Adwokat, trener sportowy, taksówkarz, pośrednik nieruchomościami, ochroniarz, czy przewodnik turystyczny. Od dzisiaj powstała krótsza droga do wykonywania tych zawodów. Pierwszego stycznia weszła w życie pierwsza transza ustawy deregulujacyjnej, który Sejm uchwalił w kwietniu 2013 roku, a prezydent Bronisław Komorowski podpisał w lipcu.
Autorzy ustawy twierdzą, że tylko dzięki pierwszej transzy deregulacji powstanie sto tysięcy miejsc pracy. To dlatego, że nowa ustawa likwiduje pewne wymogi, które utrudniają ludziom dostęp do poszczególnych zawodów. Na razie „otwarto” 50 zawodów, jednak trwają prace nad tym, by ułatwić dostęp do kolejnych 200.
Wśród tych uwolnionych już zawodów znajdują się adwokaci, trenerzy sportowi, piloci wycieczek, pośrednicy nieruchomościami, czy taksówkarze. Pełną listę otwartych zawodów znajdziecie tutaj.
Choć osoby, które miały utrudniony dostęp do tego typu zawodów są zadowolone ze zmian, równie mocno nie cieszą się „otwarte” branże. Polska Federacja Rynku Nieruchomości, uznała, że dojdzie do spadku jakości usług. Dlatego ogłosiła, że wprowadza własne egzaminy, które mają na celu sprawdzić wiedzę i kwalifikacje pośrednika, czy zarządcy nieruchomościami.
Kto się boi ustawy, a kto się z niej cieszy
Taksówkarze również byli przeciwni nowej ustawie. Mówili, że poza jakością usług, dojdzie do tego, że pasażerowie będą przewożeni w gorszych i bardziej niebezpiecznych warunkach. Autorzy ustawy twierdzą, że jest inaczej i to doprowadzi do spadku cen.
Dodajmy, że choć taksówkarze dosyć aktywnie protestowali, to ustawa dosyć łagodnie się z nimi obeszła. W gminach liczących więcej niż 100 tysięcy mieszkańców to rada miasta będzie miała prawo ustalić zasady szkoleń i egzaminów dla taksówkarzy. To spowoduje, że w Krakowie, Łodzi i Warszawie nadal trzeba będzie uzyskać licencję.

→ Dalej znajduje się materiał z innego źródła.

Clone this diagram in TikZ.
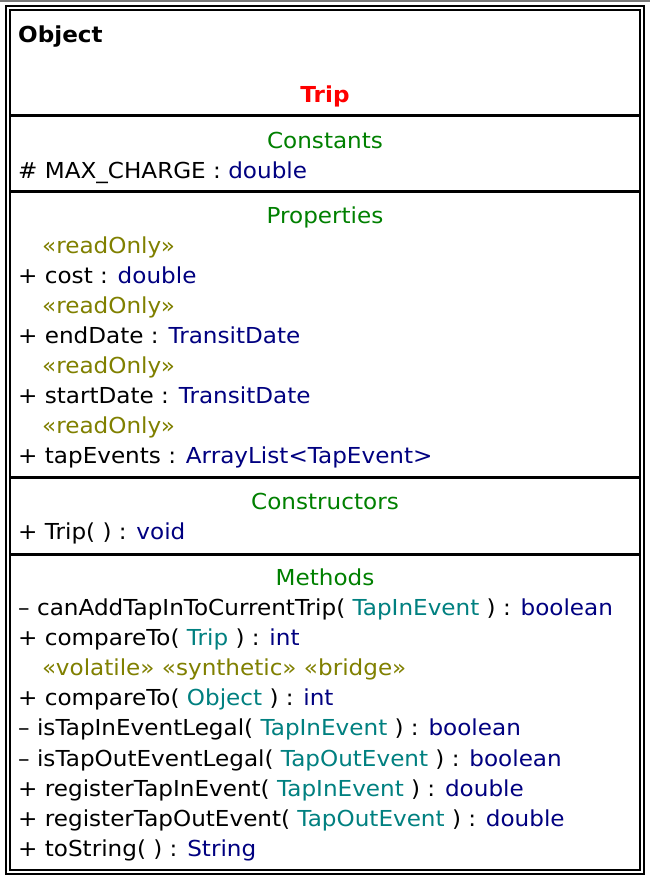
\documentclass[tikz,border=0pt]{standalone}
\usepackage{fontspec}
\setmainfont[FakeStretch=1.05]{DejaVu Sans}
\definecolor{umlgreen}{RGB}{0,128,0}
\definecolor{umlnavy}{RGB}{0,0,128}
\definecolor{umlteal}{RGB}{0,128,128}
\definecolor{umlolive}{RGB}{128,128,0}
\definecolor{umlred}{RGB}{255,0,0}
\definecolor{topgray}{RGB}{120,120,120}
\newcommand{\ty}[1]{\textcolor{umlnavy}{#1}}
\newcommand{\pa}[1]{\textcolor{umlteal}{#1}}
\begin{document}
\begin{tikzpicture}[x=1pt,y=-1pt,
  txt/.style={anchor=base west, inner sep=0pt, font=\fontsize{22}{26}\selectfont},
  stereo/.style={txt, text=umlolive},
  hdr/.style={anchor=base, inner sep=0pt, font=\fontsize{22}{26}\selectfont, text=umlgreen},
  frame/.style={line width=2pt},
  sep/.style={line width=3.8pt}]
\useasboundingbox (0,0) rectangle (650,878);
\fill[white] (0,0) rectangle (650,878);
\fill[topgray] (0,0) rectangle (650,2);
\draw[frame] (6,6) rectangle (644,874);
\draw[frame] (10,10) rectangle (640,870);
\draw[sep] (10,115.5) -- (640,115.5);
\draw[sep] (10,191.5) -- (640,191.5);
\draw[sep] (10,477.5) -- (640,477.5);
\draw[sep] (10,554.5) -- (640,554.5);
% header
\node[txt, font=\fontsize{22}{26}\selectfont\bfseries] (object) at (18,42) {Object};
\node[anchor=base, inner sep=0pt, font=\fontsize{22}{26}\selectfont\bfseries, text=umlred] (trip) at (325,102) {Trip};
% constants
\node[hdr] (hconst) at (325,148) {Constants};
\node[txt] (maxc) at (18,178) {\# MAX\_CHARGE : \ty{double}};
% properties
\node[hdr] (hprop) at (325,223) {Properties};
\node[stereo] (ro1) at (42,253) {«readOnly»};
\node[txt] (cost) at (18,283) {+ cost : \ty{double}};
\node[stereo] (ro2) at (42,313) {«readOnly»};
\node[txt] (endd) at (18,343) {+ endDate : \ty{TransitDate}};
\node[stereo] (ro3) at (42,373) {«readOnly»};
\node[txt] (startd) at (18,403) {+ startDate : \ty{TransitDate}};
\node[stereo] (ro4) at (42,433) {«readOnly»};
\node[txt] (tapev) at (18,463) {+ tapEvents : \ty{ArrayList<TapEvent>}};
% constructors
\node[hdr] (hcons) at (325,509) {Constructors};
\node[txt] (ctor) at (18,539) {+ Trip( ) : \ty{void}};
% methods
\node[hdr] (hmeth) at (325,585) {Methods};
\node[txt] (m1) at (18,615) {– canAddTapInToCurrentTrip( \pa{TapInEvent} ) : \ty{boolean}};
\node[txt] (m2) at (18,645) {+ compareTo( \pa{Trip} ) : \ty{int}};
\node[stereo] (m3s) at (42,675) {«volatile» «synthetic» «bridge»};
\node[txt] (m3) at (18,705) {+ compareTo( \pa{Object} ) : \ty{int}};
\node[txt] (m4) at (18,735) {– isTapInEventLegal( \pa{TapInEvent} ) : \ty{boolean}};
\node[txt] (m5) at (18,766) {– isTapOutEventLegal( \pa{TapOutEvent} ) : \ty{boolean}};
\node[txt] (m6) at (18,796) {+ registerTapInEvent( \pa{TapInEvent} ) : \ty{double}};
\node[txt] (m7) at (18,826) {+ registerTapOutEvent( \pa{TapOutEvent} ) : \ty{double}};
\node[txt] (m8) at (18,856) {+ toString( ) : \ty{String}};
\end{tikzpicture}
\end{document}
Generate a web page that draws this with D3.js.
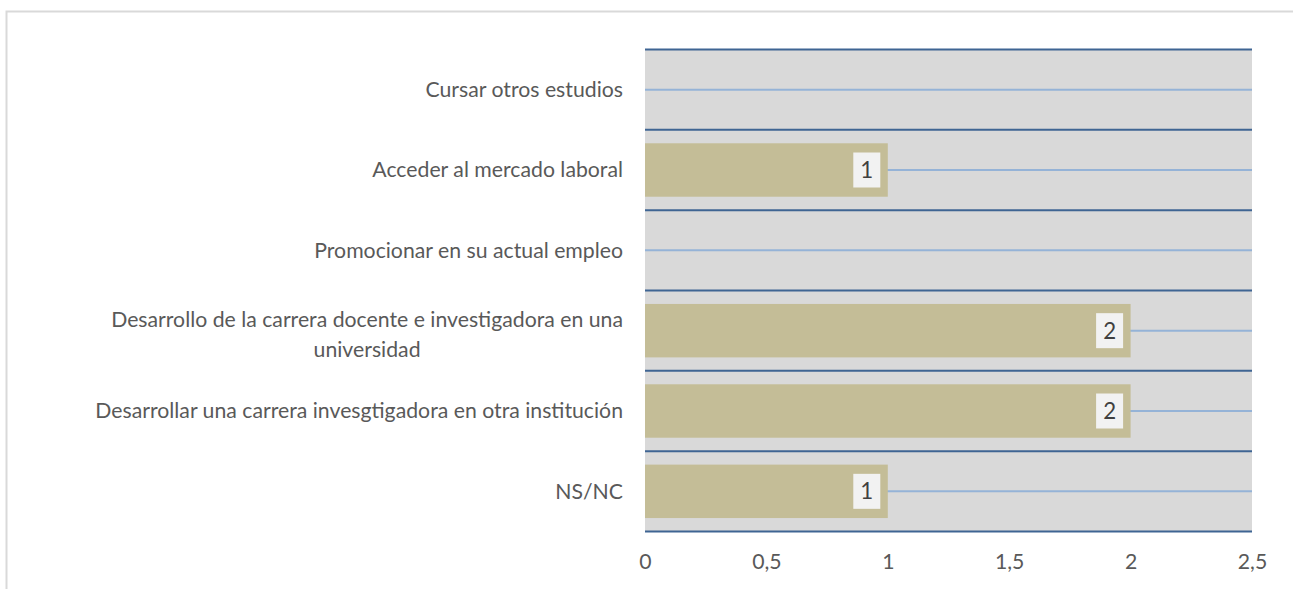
<!DOCTYPE html>
<html><head><meta charset="utf-8">
<script src="https://cdn.jsdelivr.net/npm/d3@7"></script>
<style>html,body{margin:0;padding:0;background:#fff;overflow:hidden}</style>
</head><body>
<svg id="chart" width="1293" height="589"></svg>
<script>
const categories = [
  "Cursar otros estudios",
  "Acceder al mercado laboral",
  "Promocionar en su actual empleo",
  "Desarrollo de la carrera docente e investigadora en una universidad",
  "Desarrollar una carrera invesgtigadora en otra institución",
  "NS/NC"
];
const values = [0, 1, 0, 2, 2, 1];
const xTicks = [0, 0.5, 1, 1.5, 2, 2.5];

const svg = d3.select("#chart");
const FONT = "Lato, 'Open Sans', sans-serif";
const textColor = "#595959";

// calibrate font size so the longest single-line label is ~528px wide
const probe = svg.append("text").attr("font-family", FONT).attr("font-size", 20)
  .text(categories[4]);
const fs = 20 * 528 / probe.node().getComputedTextLength();
probe.remove();

svg.append("rect").attr("x", 6.5).attr("y", 11.5).attr("width", 1300).attr("height", 600)
  .attr("fill", "#fff").attr("stroke", "#d9d9d9").attr("stroke-width", 2);

const x = d3.scaleLinear().domain([0, 2.5]).range([645, 1252]);
const y = d3.scaleBand().domain(categories).range([49.5, 531.5]).paddingInner(0.335).paddingOuter(0.1675);

svg.append("rect").attr("x", x(0)).attr("y", y.range()[0]).attr("width", x(2.5) - x(0))
  .attr("height", y.range()[1] - y.range()[0]).attr("fill", "#d9d9d9");

const step = y.step();
// light lines at band centres
svg.append("g").selectAll("line").data(categories).join("line")
  .attr("x1", x(0)).attr("x2", x(2.5))
  .attr("y1", d => y(d) + y.bandwidth() / 2).attr("y2", d => y(d) + y.bandwidth() / 2)
  .attr("stroke", "#95b3d7").attr("stroke-width", 2);

// bars
svg.append("g").selectAll("rect").data(categories).join("rect")
  .attr("x", x(0)).attr("y", d => y(d))
  .attr("width", (d, i) => x(values[i]) - x(0)).attr("height", y.bandwidth())
  .attr("fill", "#c4bd97");

// dark boundary lines
const bounds = d3.range(categories.length + 1).map(i => y.range()[0] + i * step);
svg.append("g").selectAll("line").data(bounds).join("line")
  .attr("x1", x(0)).attr("x2", x(2.5)).attr("y1", d => d).attr("y2", d => d)
  .attr("stroke", "#3f6593").attr("stroke-width", 2);

// data labels
const lab = svg.append("g").selectAll("g").data(categories.map((c, i) => ({c, v: values[i]})).filter(d => d.v > 0))
  .join("g");
lab.append("rect")
  .attr("x", d => x(d.v) - 7.5 - 27).attr("y", d => y(d.c) + y.bandwidth() / 2 - 17.5)
  .attr("width", 27).attr("height", 35).attr("fill", "#f2f2f2");
lab.append("text")
  .attr("x", d => x(d.v) - 7.5 - 13.5).attr("y", d => y(d.c) + y.bandwidth() / 2)
  .attr("dy", "0.36em").attr("text-anchor", "middle")
  .attr("font-family", FONT).attr("font-size", fs * 1.05).attr("fill", "#404040")
  .text(d => d.v);

// category labels with wrapping
const maxW = 540;
const measure = svg.append("text").attr("font-family", FONT).attr("font-size", fs);
function wrap(s) {
  const words = s.split(" ");
  const lines = [];
  let cur = "";
  for (const w of words) {
    const t = cur ? cur + " " + w : w;
    measure.text(t);
    if (measure.node().getComputedTextLength() > maxW && cur) { lines.push(cur); cur = w; }
    else cur = t;
  }
  lines.push(cur);
  return lines;
}
const labelRight = 623;
categories.forEach(c => {
  const lines = wrap(c);
  const widths = lines.map(l => { measure.text(l); return measure.node().getComputedTextLength(); });
  const blockW = d3.max(widths);
  const cx = labelRight - blockW / 2;
  const lh = fs * 1.4;
  const cy = y(c) + y.bandwidth() / 2 + (lines.length > 1 ? 4 : 0);
  const t = svg.append("text").attr("font-family", FONT).attr("font-size", fs).attr("fill", textColor)
    .attr("text-anchor", "middle");
  lines.forEach((l, i) => {
    t.append("tspan").attr("x", cx).attr("y", cy + (i - (lines.length - 1) / 2) * lh).attr("dy", "0.35em").text(l);
  });
});
measure.remove();

// x axis
const fmt = d => String(d).replace(".", ",");
const ax = svg.append("g").attr("transform", "translate(0,550)")
  .call(d3.axisBottom(x).tickValues(xTicks).tickFormat(fmt).tickSize(0).tickPadding(0));
ax.select(".domain").remove();
ax.selectAll("text").attr("font-family", FONT).attr("font-size", fs).attr("fill", textColor)
  .attr("dy", "0.35em").attr("y", 12);
</script>
</body></html>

Natomiast z wejścia w życie ustawy ucieszyło się sporo klubów sportowych. Dotychczas wiele drużyn ze względu na ograniczenia licencyjne miało ograniczony rozwój, gdyż mimo doświadczenia nie posiadali odpowiednio wykwalifikowanych trenerów, czy instruktorów sportowych.
Obecnie trwają prace nad "uwolnieniem" kolejnych zawodów. Ministerstwo sprawiedliwości pracuje nad trzecią transzą deregulacyjną, która ma otworzyć 103 zawody z branży finansowej i technicznej. Zaś rząd już przyjął drugą transzę, która dotyczy takich zawodów jak: doradcy podatkowi, agenci i brokerzy ubezpieczeniowi, aktuariusze, architekci, urbaniści, rzeczoznawcy samochodowi, czy zawody związane z obsługą metra, czy żeglugą morską i śródlądową.